Gilles Vigneault : Langue verte
Musique

Gilles Vigneault : Langue verte

Gilles Vigneault fait peau neuve avec des chansons originales toutes fraîches et un nouveau spectacle. Entre musique et poésie, il n’hésite pas: il chante une langue toujours vive.

C’est dans le calme et la confiance qu’on aborde un nouveau disque de Gilles Vigneault. Pas de brouhaha médiatique, de publicité outrancière. Juste une envie, retrouver une voix qui accompagne la marche du pays depuis un demi-siècle. Cette fois-ci, ça s’appelle Arriver chez soi, un titre qui a un sens bien particulier dans la bouche de l’interprète: "Pour moi, ça signifie arriver à l’intérieur de soi. Mais pour ça, il faut en être sorti un jour. Chanter, parcourir des milliers de kilomètres, écrire… pour un jour rentrer chez soi de nouveau et se demander s’il reste encore des choses à dire, du bagage qu’on a oublié." Comme un paysage intérieur que l’on peut trimballer avec soi.

La pochette du CD est teinte de vert et de bleu, apaisée et inquiète – ça se lit dans les yeux du chanteur. Entre les chansons tendres, dont une berceuse, on cause d’écologie, de misère sociale, de technologie (surprenantes Une journée sans portable et Internaute). Tantôt avec sérieux, tantôt avec humour, dans une langue toujours colorée et évocatrice: "Les mots, le prologue du disque, c’est un petit poème qui parle des mots fragiles, comme forêt et mer, qui ont dicté à la graphiste Marie-Josée Chagnon ce qu’elle devait faire. Elle a fait du très beau travail. L’idée d’aller chercher des cailloux, c’est poétique et simple à la fois." Dirait-on la même chose des nouvelles chansons? D’une évidente beauté.

Tout coule de source dans cet opus. Rien pour faire grincer l’oreille. Ainsi, les arrangements de Bruno Fecteau emportent magnifiquement les chansons avec eux. Ils les soulèvent comme une vague. Le moins qu’on puisse dire, c’est que Vigneault sait s’entourer: "C’est toujours moi qui choisis les gens avec qui je travaille, mais bien sûr je consulte ma fille Jessica et mon épouse. J’étais très satisfait des arrangements, sauf sur une chanson (Jack Tattoo) où j’espère avoir un côté plus country pour le spectacle. Mais pour le disque, c’était très bon. Je participe aux arrangements. Quand ils sont finis, je critique, je dis mon mot, mais honnêtement, je n’ai pas beaucoup d’influence là-dessus et je ne tiens pas à en avoir, parce que je ne suis pas un musicien professionnel." Ce qui ne l’a jamais empêché de composer lui-même ses mélodies avec l’aide de ses collaborateurs (jadis, Gaston Rochon, aujourd’hui Bruno Fecteau).

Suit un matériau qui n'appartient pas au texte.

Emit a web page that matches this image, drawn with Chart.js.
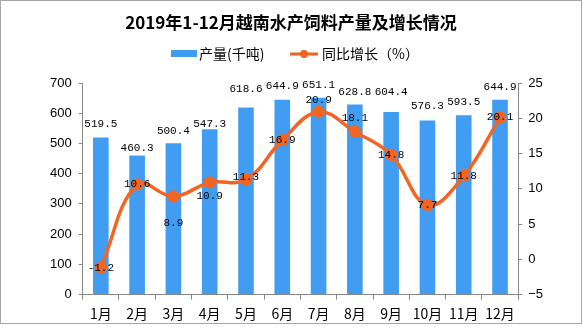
<!DOCTYPE html>
<html>
<head>
<meta charset="utf-8">
<script src="https://cdn.jsdelivr.net/npm/chart.js@4.4.0/dist/chart.umd.min.js"></script>
<style>
  html, body { margin: 0; padding: 0; background: #fff; }
  #wrap { width: 583px; height: 327px; }
</style>
</head>
<body>
<div id="wrap"><canvas id="chart" width="583" height="327"></canvas></div>
<script>
const months = ['1月', '2月', '3月', '4月', '5月', '6月', '7月', '8月', '9月', '10月', '11月', '12月'];
const output = [519.5, 460.3, 500.4, 547.3, 618.6, 644.9, 651.1, 628.8, 604.4, 576.3, 593.5, 644.9];
const growth = [-1.2, 10.6, 8.9, 10.9, 11.3, 16.9, 20.9, 18.1, 14.8, 7.7, 11.8, 20.1];
const titleText = '2019年1-12月越南水产饲料产量及增长情况';
const outputLabel = '产量(千吨)';
const growthLabel = '同比增长（%）';

const BLUE = '#409df1';
const ORANGE = '#f26522';
const AXIS = '#868686';

// label nudges (px), to mimic where the original put the labels
const barLabelLift = [13, 7, 12, 5, 19, 14, 13, 12, 20, 14, 13, 13];
const lineLabelShift = [0, 0, 27, 14, -3, 0, -12, -14, 0, 0, 0, 0];

const decorations = {
    id: 'decorations',
    afterDraw(chart) {
        const ctx = chart.ctx;
        ctx.save();
        // outer frame
        ctx.strokeStyle = '#a6a6a6';
        ctx.lineWidth = 1;
        ctx.strokeRect(0.5, 0.5, 581, 323);

        // title
        ctx.fillStyle = '#000';
        ctx.font = 'bold 17px "Noto Sans CJK SC"';
        ctx.textAlign = 'center';
        ctx.textBaseline = 'middle';
        ctx.fillText(titleText, 291, 23);

        // legend
        ctx.font = '14px "Noto Sans CJK SC"';
        ctx.textAlign = 'left';
        ctx.fillStyle = BLUE;
        ctx.fillRect(171, 50, 26, 7);
        ctx.fillStyle = '#000';
        ctx.fillText(outputLabel, 199, 54);
        ctx.strokeStyle = ORANGE;
        ctx.lineWidth = 3;
        ctx.beginPath();
        ctx.moveTo(290, 54);
        ctx.lineTo(318, 54);
        ctx.stroke();
        ctx.fillStyle = ORANGE;
        ctx.beginPath();
        ctx.arc(304, 54, 4, 0, Math.PI * 2);
        ctx.fill();
        ctx.fillStyle = '#000';
        ctx.fillText(growthLabel, 322, 54);

        // data labels
        ctx.font = '11px "Liberation Mono"';
        ctx.textAlign = 'center';
        ctx.textBaseline = 'middle';
        chart.getDatasetMeta(1).data.forEach((bar, i) => {
            ctx.fillText(output[i].toFixed(1), bar.x, bar.y - barLabelLift[i]);
        });
        chart.getDatasetMeta(0).data.forEach((pt, i) => {
            ctx.fillText(growth[i].toFixed(1), pt.x, pt.y + lineLabelShift[i]);
        });
        ctx.restore();
    }
};

new Chart(document.getElementById('chart'), {
    data: {
        labels: months,
        datasets: [
            {
                type: 'line',
                label: growthLabel,
                data: growth,
                yAxisID: 'y1',
                borderColor: ORANGE,
                backgroundColor: ORANGE,
                borderWidth: 3.5,
                tension: 0.4,
                pointRadius: 4.5,
                pointHoverRadius: 4.5,
                order: 0
            },
            {
                type: 'bar',
                label: outputLabel,
                data: output,
                yAxisID: 'y',
                backgroundColor: BLUE,
                barPercentage: 0.43,
                categoryPercentage: 1,
                order: 1
            }
        ]
    },
    options: {
        responsive: false,
        animation: false,
        layout: { padding: { top: 83, bottom: 0, left: 43, right: 34 } },
        plugins: {
            legend: { display: false },
            title: { display: false },
            tooltip: { enabled: false }
        },
        scales: {
            x: {
                grid: {
                    offset: true,
                    drawOnChartArea: false,
                    drawTicks: true,
                    tickLength: 5,
                    color: AXIS
                },
                border: { color: AXIS },
                ticks: {
                    color: '#000',
                    padding: 6,
                    maxRotation: 0,
                    font: { family: '"Noto Sans CJK SC"', size: 14, lineHeight: 1.1 }
                }
            },
            y: {
                position: 'left',
                min: 0,
                max: 700,
                ticks: {
                    stepSize: 100,
                    color: '#000',
                    padding: 7,
                    font: { family: '"Liberation Sans"', size: 13 }
                },
                grid: { drawOnChartArea: false, tickLength: 4, color: AXIS },
                border: { color: AXIS }
            },
            y1: {
                position: 'right',
                min: -5,
                max: 25,
                ticks: {
                    stepSize: 5,
                    color: '#000',
                    padding: 6,
                    font: { family: '"Liberation Sans"', size: 13 },
                    callback: v => v < 0 ? '\u2212' + Math.abs(v) : v
                },
                grid: { drawOnChartArea: false, tickLength: 4, color: AXIS },
                border: { color: AXIS }
            }
        }
    },
    plugins: [decorations]
});
</script>
</body>
</html>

L’homme de presque 80 ans au bout du fil est rieur et allumé. Il se prépare à remonter sur scène avec un nouveau spectacle, Chemin faisant, un titre qu’il avait déjà utilisé en 1990 pour un coffret de ses enregistrements. Une nouvelle biographie (québécoise cette fois) verra le jour bientôt. Les projets ne manquent pas, la sève non plus.